• EXERCISE BRIEF: From the listing below, extract each line containing the string "code".

• SUPPLIED DATA:
· · · ·
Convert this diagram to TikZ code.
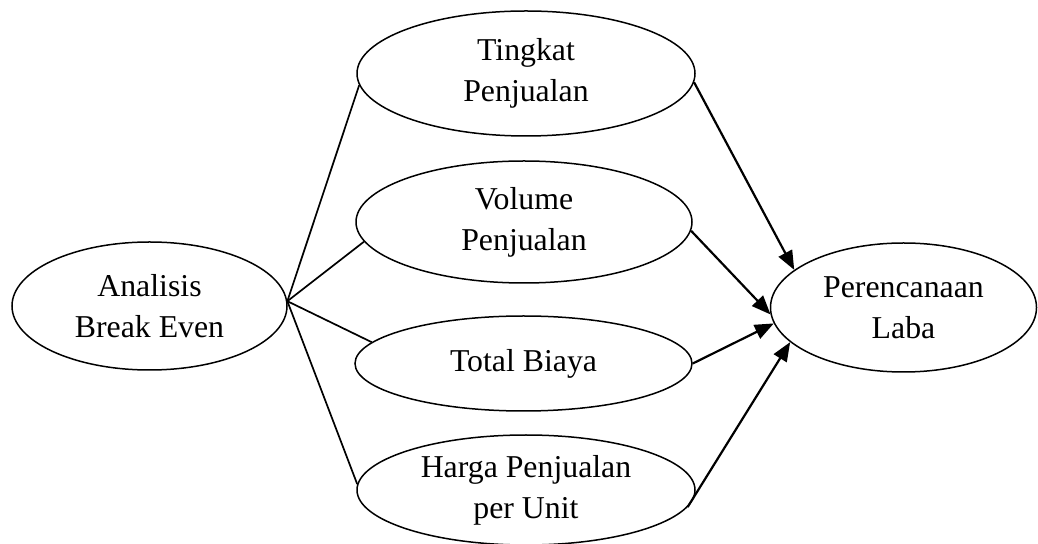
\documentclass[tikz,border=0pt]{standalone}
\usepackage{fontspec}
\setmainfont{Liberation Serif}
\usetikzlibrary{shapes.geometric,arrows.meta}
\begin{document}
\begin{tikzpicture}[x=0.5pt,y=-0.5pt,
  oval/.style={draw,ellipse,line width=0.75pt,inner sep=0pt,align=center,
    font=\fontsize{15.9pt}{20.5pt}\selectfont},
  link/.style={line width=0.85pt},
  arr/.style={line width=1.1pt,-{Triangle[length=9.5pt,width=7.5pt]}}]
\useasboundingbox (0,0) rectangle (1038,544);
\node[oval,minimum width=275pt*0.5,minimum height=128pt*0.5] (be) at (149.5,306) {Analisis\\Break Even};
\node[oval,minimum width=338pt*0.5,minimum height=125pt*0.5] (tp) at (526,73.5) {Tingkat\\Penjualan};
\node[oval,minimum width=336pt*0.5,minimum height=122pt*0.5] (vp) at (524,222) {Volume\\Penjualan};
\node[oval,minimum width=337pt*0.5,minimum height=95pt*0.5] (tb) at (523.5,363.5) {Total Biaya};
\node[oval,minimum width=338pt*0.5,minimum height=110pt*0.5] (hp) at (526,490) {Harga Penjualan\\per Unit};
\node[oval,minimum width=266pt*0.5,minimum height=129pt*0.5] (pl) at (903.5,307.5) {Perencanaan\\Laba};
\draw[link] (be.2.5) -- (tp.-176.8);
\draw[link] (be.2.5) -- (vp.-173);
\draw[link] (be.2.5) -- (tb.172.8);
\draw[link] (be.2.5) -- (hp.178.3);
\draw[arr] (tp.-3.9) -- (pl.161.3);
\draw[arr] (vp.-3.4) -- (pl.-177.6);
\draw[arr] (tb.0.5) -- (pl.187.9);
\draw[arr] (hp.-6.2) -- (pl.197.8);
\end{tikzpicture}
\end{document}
· · · ·
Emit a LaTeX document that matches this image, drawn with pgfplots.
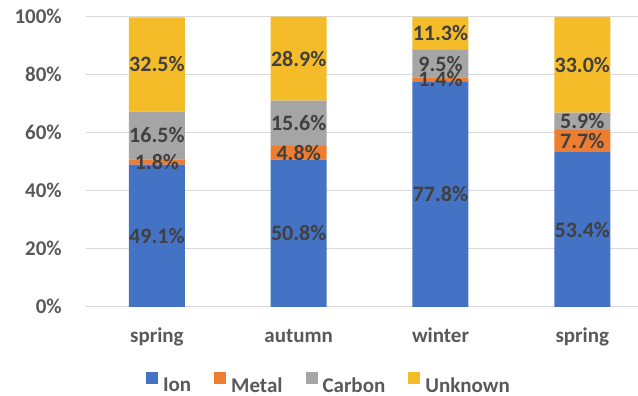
· · · ·
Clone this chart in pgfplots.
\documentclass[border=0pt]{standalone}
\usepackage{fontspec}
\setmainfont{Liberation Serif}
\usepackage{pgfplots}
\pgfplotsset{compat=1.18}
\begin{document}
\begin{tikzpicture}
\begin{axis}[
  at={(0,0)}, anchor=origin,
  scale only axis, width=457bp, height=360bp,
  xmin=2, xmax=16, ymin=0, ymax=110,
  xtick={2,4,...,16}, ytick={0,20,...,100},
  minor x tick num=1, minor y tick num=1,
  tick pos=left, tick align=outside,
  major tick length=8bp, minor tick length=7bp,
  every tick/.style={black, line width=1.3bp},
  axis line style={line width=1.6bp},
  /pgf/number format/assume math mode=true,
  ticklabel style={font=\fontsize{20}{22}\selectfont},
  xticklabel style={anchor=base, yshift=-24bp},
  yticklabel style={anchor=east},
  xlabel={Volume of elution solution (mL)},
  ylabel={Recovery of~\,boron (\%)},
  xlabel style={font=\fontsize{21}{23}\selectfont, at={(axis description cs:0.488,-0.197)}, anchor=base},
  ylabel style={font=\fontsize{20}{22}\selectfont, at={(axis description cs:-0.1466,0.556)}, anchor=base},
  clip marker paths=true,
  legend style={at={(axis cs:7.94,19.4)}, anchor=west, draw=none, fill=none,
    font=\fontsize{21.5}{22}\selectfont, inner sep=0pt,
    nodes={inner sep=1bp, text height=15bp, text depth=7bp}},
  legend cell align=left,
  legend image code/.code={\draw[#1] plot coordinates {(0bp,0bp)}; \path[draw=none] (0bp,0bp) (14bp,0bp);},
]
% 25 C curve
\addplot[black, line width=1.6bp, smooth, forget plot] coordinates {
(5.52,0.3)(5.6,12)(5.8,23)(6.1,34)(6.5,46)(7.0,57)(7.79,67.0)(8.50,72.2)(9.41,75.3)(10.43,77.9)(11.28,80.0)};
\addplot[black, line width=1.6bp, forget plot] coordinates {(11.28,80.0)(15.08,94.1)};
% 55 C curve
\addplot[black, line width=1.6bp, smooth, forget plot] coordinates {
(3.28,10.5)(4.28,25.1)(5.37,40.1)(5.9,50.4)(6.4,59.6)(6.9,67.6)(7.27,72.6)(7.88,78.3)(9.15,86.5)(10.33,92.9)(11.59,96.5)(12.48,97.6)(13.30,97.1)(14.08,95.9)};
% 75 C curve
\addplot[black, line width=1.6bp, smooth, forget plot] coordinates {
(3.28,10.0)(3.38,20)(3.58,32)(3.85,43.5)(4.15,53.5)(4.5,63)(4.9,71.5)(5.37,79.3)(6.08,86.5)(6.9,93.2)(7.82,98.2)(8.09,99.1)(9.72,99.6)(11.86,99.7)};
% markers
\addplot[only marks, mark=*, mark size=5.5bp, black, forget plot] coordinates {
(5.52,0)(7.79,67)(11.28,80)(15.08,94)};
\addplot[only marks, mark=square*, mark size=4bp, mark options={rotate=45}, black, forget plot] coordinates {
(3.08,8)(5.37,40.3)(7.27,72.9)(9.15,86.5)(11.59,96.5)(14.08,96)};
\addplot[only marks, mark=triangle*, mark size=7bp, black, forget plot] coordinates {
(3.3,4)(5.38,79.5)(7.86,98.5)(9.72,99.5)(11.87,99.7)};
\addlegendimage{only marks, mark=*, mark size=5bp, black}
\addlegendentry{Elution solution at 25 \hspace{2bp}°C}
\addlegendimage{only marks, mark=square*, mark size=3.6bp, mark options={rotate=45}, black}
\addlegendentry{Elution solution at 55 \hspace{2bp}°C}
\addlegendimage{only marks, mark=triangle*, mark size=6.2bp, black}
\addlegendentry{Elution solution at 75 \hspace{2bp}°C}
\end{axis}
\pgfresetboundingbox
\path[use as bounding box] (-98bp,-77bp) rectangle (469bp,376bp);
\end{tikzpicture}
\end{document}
· · · ·
• OUTPUT OF THE TASK:
Convert this diagram to TikZ code.
  legend image code/.code={\draw[#1] plot coordinates {(0bp,0bp)}; \path[draw=none] (0bp,0bp) (14bp,0bp);},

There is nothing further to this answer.